The remaining tables of interest here are all concerned with network infrastructure. This includes the locations of individual instrument sites, arrangements of sites into arrays, and descriptions of sensors at each site together with calibration information. It would seem that the structures provided are meant to store pointers to raw data in flat files, with enough information retained in the database to locate waveform fragments and to convert digital seismic records to physical ground motion. It does not appear that processed data is stored in the database, which seems like a good thing, since fixing a calibration error would appear to be rather difficult otherwise. The two tables discussed here are site, and sitechan.
The site table contains the the geographical location of an instrument vault together with a time interval over which the data is to be considered valid. The primary key is a composite of the station name (up to 6 characters) and the beginning time of the valid interval, ondate. The record valid for any given date can thus be found with a simple query. There is also a provision in the site table to describe the geometry of an array. Where appropriate, a site may provide a rectilinear offset from a base station, hence the recursive relation in the previous diagram. I find this a bit puzzling, since redundant information would seem to be carried in the location parameters with sufficient accuracy, so that all that should be required is an array identifier to associate members of arrays.
The sitechan table provides a breakdown of the sensors available at a given instrument site. The primary key is comrpised of three columns, sta, chan, and ondate. As with the site table, ondate is paired with a non-key attribute to define an interval of validity. It is noted in the documentation that this interval is to be consistant with that in the corresponding entry in the site table.

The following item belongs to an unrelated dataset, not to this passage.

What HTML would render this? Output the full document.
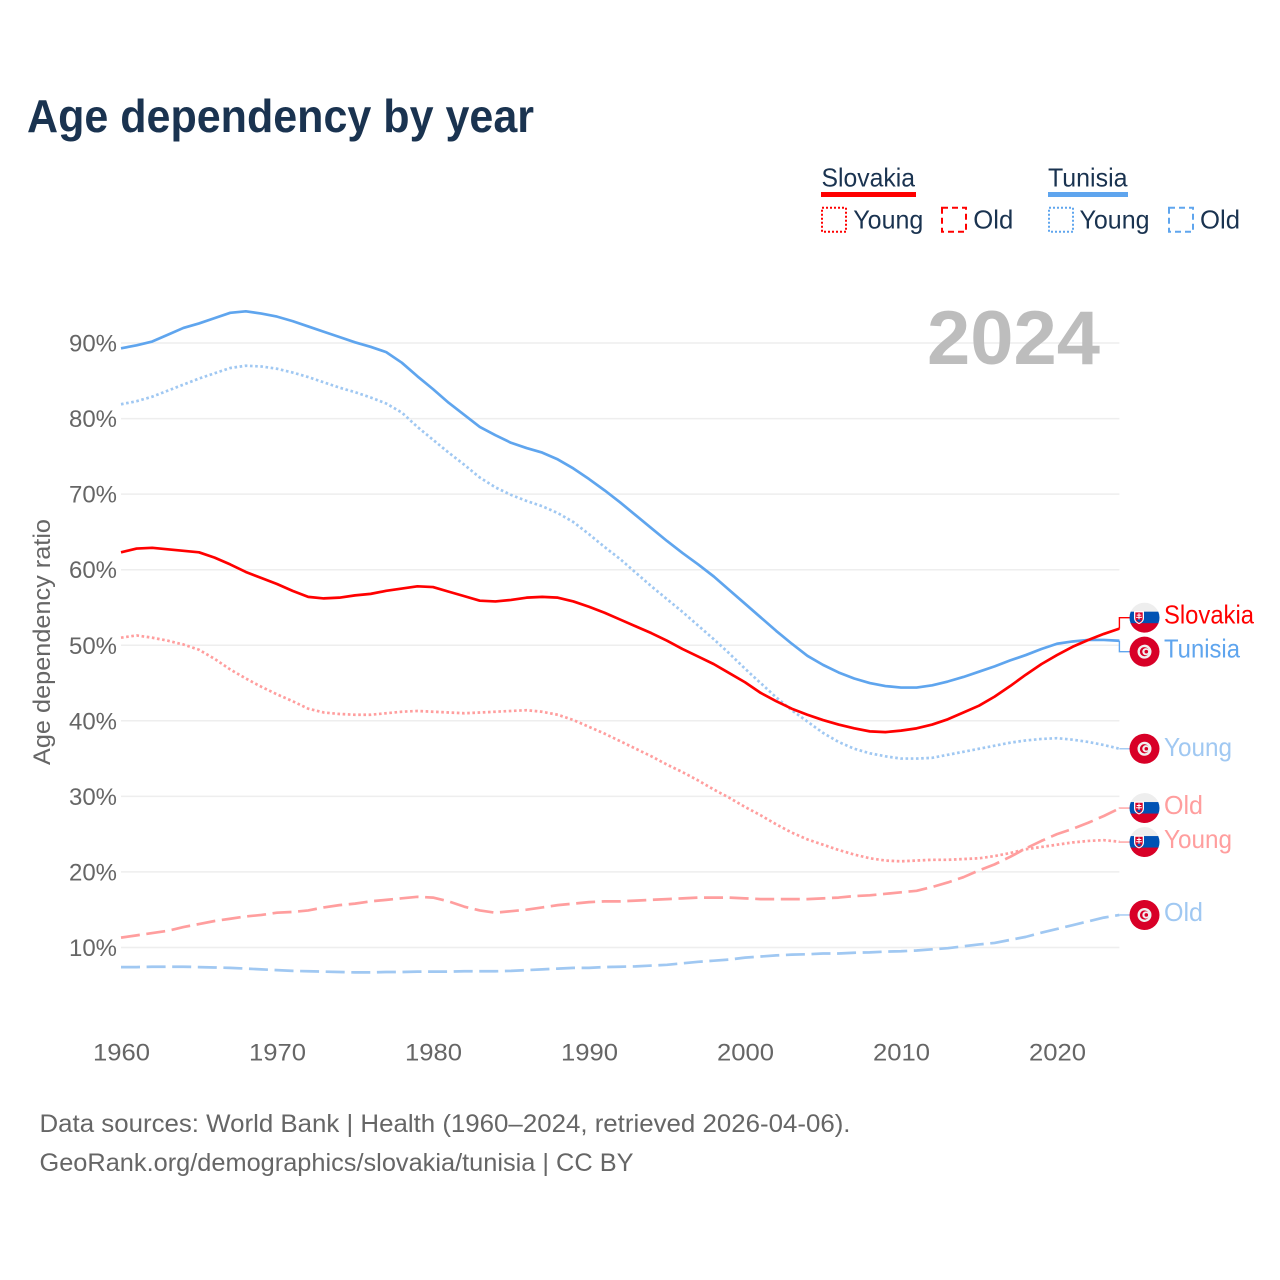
<!DOCTYPE html>
<html lang="en">
<head>
<meta charset="utf-8">
<title>Age dependency by year</title>
<style>
html,body{margin:0;padding:0;background:#fff}
svg{display:block}
text{font-family:"Liberation Sans",sans-serif}
</style>
</head>
<body>
<svg id="chart" xmlns="http://www.w3.org/2000/svg" width="1280" height="1280" viewBox="0 0 1280 1280">
<defs>
<clipPath id="flag-clip"><circle cx="0" cy="0" r="15"/></clipPath>
<g id="flag-slovakia">
<g clip-path="url(#flag-clip)">
<rect x="-15" y="-15" width="30" height="30" fill="#eeeeee"/>
<rect x="-15" y="-6" width="30" height="12" fill="#0052b4"/>
<rect x="-15" y="5.5" width="30" height="10" fill="#d80027"/>
</g>
<path d="M-10.5,-6.5 h10 v7 q0,4 -5,6 q-5,-2 -5,-6 z" fill="#ffffff"/>
<path d="M-9.2,-5.3 h7.4 v6 q0,3 -3.7,4.6 q-3.7,-1.6 -3.7,-4.6 z" fill="#d80027"/>
<path d="M-6,-4.5 h1 v1.5 h1.8 v1 h-1.8 v1.2 h2.4 v1 h-2.4 v2.5 h-1 v-2.5 h-2.4 v-1 h2.4 v-1.2 h-1.8 v-1 h1.8 z" fill="#ffffff"/>
<path d="M-8,2.6 q2.5,-2 5,0 l-2.5,2 z" fill="#0052b4"/>
</g>
<g id="flag-tunisia">
<circle cx="0" cy="0" r="15" fill="#d80027"/>
<circle cx="0" cy="0" r="7" fill="#f0f0f0"/>
<circle cx="0" cy="0" r="4.6" fill="#d80027"/>
<circle cx="1.4" cy="0" r="3.6" fill="#f0f0f0"/>
<circle cx="1.8" cy="0" r="1.8" fill="#d80027"/>
</g>
</defs>

<text x="27" y="132" font-size="46" font-weight="700" fill="#1a3350" textLength="507" lengthAdjust="spacingAndGlyphs">Age dependency by year</text>

<g id="grid"></g>
<g id="y-ticks"></g>
<g id="x-ticks"></g>

<text transform="translate(50,642) rotate(-90)" text-anchor="middle" font-size="24" fill="#666666" textLength="246" lengthAdjust="spacingAndGlyphs">Age dependency ratio</text>

<text x="927" y="364" font-size="76" font-weight="700" fill="#bdbdbd" textLength="173" lengthAdjust="spacingAndGlyphs">2024</text>

<g id="series"></g>
<g id="end-labels"></g>

<g>
<g>
<text x="821.5" y="186.5" font-size="26" fill="#1a3350" textLength="93.5" lengthAdjust="spacingAndGlyphs">Slovakia</text>
<rect x="821" y="192" width="95" height="5" fill="#ff0000"/>
<rect x="822" y="207.7" width="24" height="24" fill="none" stroke="#ff0000" stroke-width="2" stroke-dasharray="2 2"/>
<text x="853.3" y="228.3" font-size="26" fill="#1a3350" textLength="70" lengthAdjust="spacingAndGlyphs">Young</text>
<rect x="942" y="207.7" width="24" height="24" fill="none" stroke="#ff0000" stroke-width="2" stroke-dasharray="6 4"/>
<text x="973.3" y="228.3" font-size="26" fill="#1a3350" textLength="40" lengthAdjust="spacingAndGlyphs">Old</text>
</g>
<g>
<text x="1048" y="186.5" font-size="26" fill="#1a3350" textLength="79.5" lengthAdjust="spacingAndGlyphs">Tunisia</text>
<rect x="1048" y="192" width="80" height="5" fill="#5fa5ee"/>
<rect x="1049" y="207.7" width="24" height="24" fill="none" stroke="#5fa5ee" stroke-width="2" stroke-dasharray="2 2"/>
<text x="1079.5" y="228.3" font-size="26" fill="#1a3350" textLength="70" lengthAdjust="spacingAndGlyphs">Young</text>
<rect x="1169" y="207.7" width="24" height="24" fill="none" stroke="#5fa5ee" stroke-width="2" stroke-dasharray="6 4"/>
<text x="1200" y="228.3" font-size="26" fill="#1a3350" textLength="40" lengthAdjust="spacingAndGlyphs">Old</text>
</g>
</g>

<text x="39.5" y="1132" font-size="25" fill="#666666" textLength="811" lengthAdjust="spacingAndGlyphs">Data sources: World Bank | Health (1960–2024, retrieved 2026-04-06).</text>
<text x="39.5" y="1171" font-size="25" fill="#666666" textLength="594" lengthAdjust="spacingAndGlyphs">GeoRank.org/demographics/slovakia/tunisia | CC BY</text>
</svg>

<script>
const startYear = 1960;
const endYear = 2024;
const yTickValues = [10, 20, 30, 40, 50, 60, 70, 80, 90];
const xTickYears = [1960, 1970, 1980, 1990, 2000, 2010, 2020];

const slovakiaTotal = [62.3,62.8,62.9,62.7,62.5,62.3,61.6,60.7,59.7,58.9,58.1,57.2,56.4,56.2,56.3,56.6,56.8,57.2,57.5,57.8,57.7,57.1,56.5,55.9,55.8,56.0,56.3,56.4,56.3,55.8,55.1,54.3,53.4,52.5,51.6,50.6,49.5,48.5,47.5,46.3,45.1,43.7,42.6,41.6,40.8,40.1,39.5,39.0,38.6,38.5,38.7,39.0,39.5,40.2,41.1,42.0,43.2,44.6,46.1,47.5,48.7,49.8,50.7,51.5,52.2];
const slovakiaYoung = [51.0,51.3,51.0,50.6,50.1,49.4,48.2,46.8,45.6,44.5,43.5,42.6,41.6,41.1,40.9,40.8,40.8,41.0,41.2,41.3,41.2,41.1,41.0,41.1,41.2,41.3,41.4,41.2,40.8,40.1,39.2,38.3,37.3,36.3,35.3,34.2,33.2,32.1,30.9,29.8,28.6,27.5,26.3,25.2,24.3,23.6,22.9,22.3,21.8,21.5,21.4,21.5,21.6,21.6,21.7,21.8,22.1,22.5,23.0,23.3,23.6,23.9,24.1,24.2,24.0];
const slovakiaOld = [11.3,11.6,11.9,12.2,12.7,13.1,13.5,13.8,14.1,14.3,14.6,14.7,14.9,15.3,15.6,15.8,16.1,16.3,16.5,16.7,16.6,16.1,15.4,14.9,14.6,14.8,15.0,15.3,15.6,15.8,16.0,16.1,16.1,16.2,16.3,16.4,16.5,16.6,16.6,16.6,16.5,16.4,16.4,16.4,16.4,16.5,16.6,16.8,16.9,17.1,17.3,17.5,18.0,18.6,19.3,20.2,21.0,22.0,23.1,24.1,25.0,25.7,26.5,27.4,28.4];
const tunisiaTotal = [89.3,89.7,90.2,91.1,92.0,92.6,93.3,94.0,94.2,93.9,93.5,92.9,92.2,91.5,90.8,90.1,89.5,88.8,87.4,85.6,83.9,82.1,80.5,78.9,77.8,76.8,76.1,75.5,74.6,73.4,72.0,70.5,68.9,67.2,65.5,63.8,62.2,60.7,59.1,57.3,55.5,53.7,51.9,50.2,48.6,47.4,46.4,45.6,45.0,44.6,44.4,44.4,44.7,45.2,45.8,46.5,47.2,48.0,48.7,49.5,50.2,50.5,50.7,50.7,50.6];
const tunisiaYoung = [81.9,82.3,82.9,83.7,84.5,85.3,86.0,86.7,87.0,86.9,86.6,86.1,85.5,84.8,84.1,83.5,82.8,82.0,80.8,78.9,77.2,75.5,73.9,72.2,70.9,69.9,69.1,68.4,67.5,66.3,64.7,63.0,61.4,59.6,57.8,56.1,54.4,52.6,50.8,48.9,46.9,45.0,43.1,41.4,39.9,38.4,37.2,36.3,35.7,35.3,35.0,35.0,35.1,35.5,35.9,36.3,36.7,37.1,37.4,37.6,37.7,37.5,37.2,36.8,36.3];
const tunisiaOld = [7.4,7.4,7.45,7.45,7.45,7.4,7.35,7.3,7.2,7.1,7.0,6.9,6.85,6.8,6.75,6.7,6.7,6.75,6.75,6.8,6.8,6.8,6.85,6.85,6.85,6.9,7.0,7.1,7.2,7.3,7.3,7.4,7.45,7.5,7.6,7.7,7.9,8.1,8.25,8.4,8.65,8.8,8.95,9.05,9.1,9.2,9.2,9.3,9.35,9.45,9.5,9.6,9.75,9.9,10.15,10.4,10.6,11.0,11.4,11.95,12.45,12.95,13.45,13.95,14.3];

const SVGNS = 'http://www.w3.org/2000/svg';
function xScale(year) { return 121 + (year - startYear) * 15.6; }
function yScale(pct) { return 1023 - pct * 7.555; }
function make(tag, attrs, parent) {
  const el = document.createElementNS(SVGNS, tag);
  for (const k in attrs) el.setAttribute(k, attrs[k]);
  parent.appendChild(el);
  return el;
}

const gridGroup = document.getElementById('grid');
const yTickGroup = document.getElementById('y-ticks');
const xTickGroup = document.getElementById('x-ticks');
const seriesGroup = document.getElementById('series');
const labelGroup = document.getElementById('end-labels');

yTickValues.forEach(function (v) {
  const line = make('line', {x1: xScale(startYear), x2: xScale(endYear), y1: yScale(v), y2: yScale(v), stroke: '#eeeeee', 'stroke-width': 1.5}, gridGroup);
  
  
  const t = make('text', {x: 117, y: yScale(v) + 8.5, 'text-anchor': 'end', 'font-size': 24, fill: '#666666', textLength: 48, lengthAdjust: 'spacingAndGlyphs'}, yTickGroup);
  t.textContent = v + '%';
  
  
});

xTickYears.forEach(function (yr) {
  const t = make('text', {x: xScale(yr) + 0.5, y: 1060.5, 'text-anchor': 'middle', 'font-size': 24, fill: '#666666', textLength: 57, lengthAdjust: 'spacingAndGlyphs'}, xTickGroup);
  t.textContent = yr;
  
  
});

function drawLine(values, color, dash, name) {
  const d = values.map(function (v, i) {
    return (i ? 'L' : 'M') + xScale(startYear + i).toFixed(2) + ',' + yScale(v).toFixed(2);
  }).join('');
  const attrs = {d: d, fill: 'none', stroke: color, 'stroke-width': 2.7, 'stroke-linejoin': 'round'};
  if (dash) attrs['stroke-dasharray'] = dash;
  const p = make('path', attrs, seriesGroup);
  
  
}

const RED = '#ff0000', BLUE = '#5fa5ee', LRED = '#ff9e9e', LBLUE = '#a0c8f2';
const DOT = '2.6 2.6', DASH = '19 6.6';
drawLine(tunisiaOld, LBLUE, DASH, 'line-tunisia-old');
drawLine(slovakiaOld, LRED, DASH, 'line-slovakia-old');
drawLine(slovakiaYoung, LRED, DOT, 'line-slovakia-young');
drawLine(tunisiaYoung, LBLUE, DOT, 'line-tunisia-young');
drawLine(tunisiaTotal, BLUE, null, 'line-tunisia-total');
drawLine(slovakiaTotal, RED, null, 'line-slovakia-total');

const endEntries = [
  {name: 'slovakia-total', text: 'Slovakia', width: 90, values: slovakiaTotal, color: RED, flag: 'flag-slovakia', dy: 6},
  {name: 'tunisia-total', text: 'Tunisia', width: 76, values: tunisiaTotal, color: BLUE, flag: 'flag-tunisia', dy: 6},
  {name: 'tunisia-young', text: 'Young', width: 68, values: tunisiaYoung, color: LBLUE, flag: 'flag-tunisia', dy: 7},
  {name: 'slovakia-old', text: 'Old', width: 39, values: slovakiaOld, color: LRED, flag: 'flag-slovakia', dy: 6},
  {name: 'slovakia-young', text: 'Young', width: 68, values: slovakiaYoung, color: LRED, flag: 'flag-slovakia', dy: 6},
  {name: 'tunisia-old', text: 'Old', width: 39, values: tunisiaOld, color: LBLUE, flag: 'flag-tunisia', dy: 6}
];
endEntries.forEach(function (e) {
  e.lineY = yScale(e.values[e.values.length - 1]);
  e.labelY = e.lineY;
});
const sorted = endEntries.slice().sort(function (a, b) { return a.lineY - b.lineY; });
for (let pass = 0; pass < 6; pass++) {
  for (let i = 1; i < sorted.length; i++) {
    const gap = sorted[i].labelY - sorted[i - 1].labelY;
    if (gap < 34) {
      const push = (34 - gap) / 2;
      sorted[i - 1].labelY -= push;
      sorted[i].labelY += push;
    }
  }
}
endEntries.forEach(function (e) {
  const endX = xScale(endYear);
  const leader = make('path', {d: 'M' + endX + ',' + e.lineY + 'V' + e.labelY + 'H1132', fill: 'none', stroke: e.color, 'stroke-width': 1.4}, labelGroup);
  
  
  const flag = make('use', {href: '#' + e.flag, transform: 'translate(1144.5,' + e.labelY + ')'}, labelGroup);
  
  
  const t = make('text', {x: 1164, y: e.labelY + e.dy, 'font-size': 26, fill: e.color, textLength: e.width, lengthAdjust: 'spacingAndGlyphs'}, labelGroup);
  t.textContent = e.text;
  
  
});
</script>
</body>
</html>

The data contained in non-key attributes is limited, mostly to horizontal axis orientation and a site dependant component name. There is an adjacent table, sensor, which provides greater detail on the sensor types for each component, as well as time range indexed calibration information in an instrument table. The latter provides pointers to response spectral curves stored in flat files. Of note is that there is an numerical key, chanid, provided in each row of the sitechan table that is defined as an alternate key. This key is used in the arrival and wfdisc tables to provide much access to channel and instrumentation information by means of simple queries. Otherwise such accesses would require expensive temporal joins resulting in a substantial reduction in transaction processing efficiency. Such devices should be employed with due consideration in a real-time seismic schema.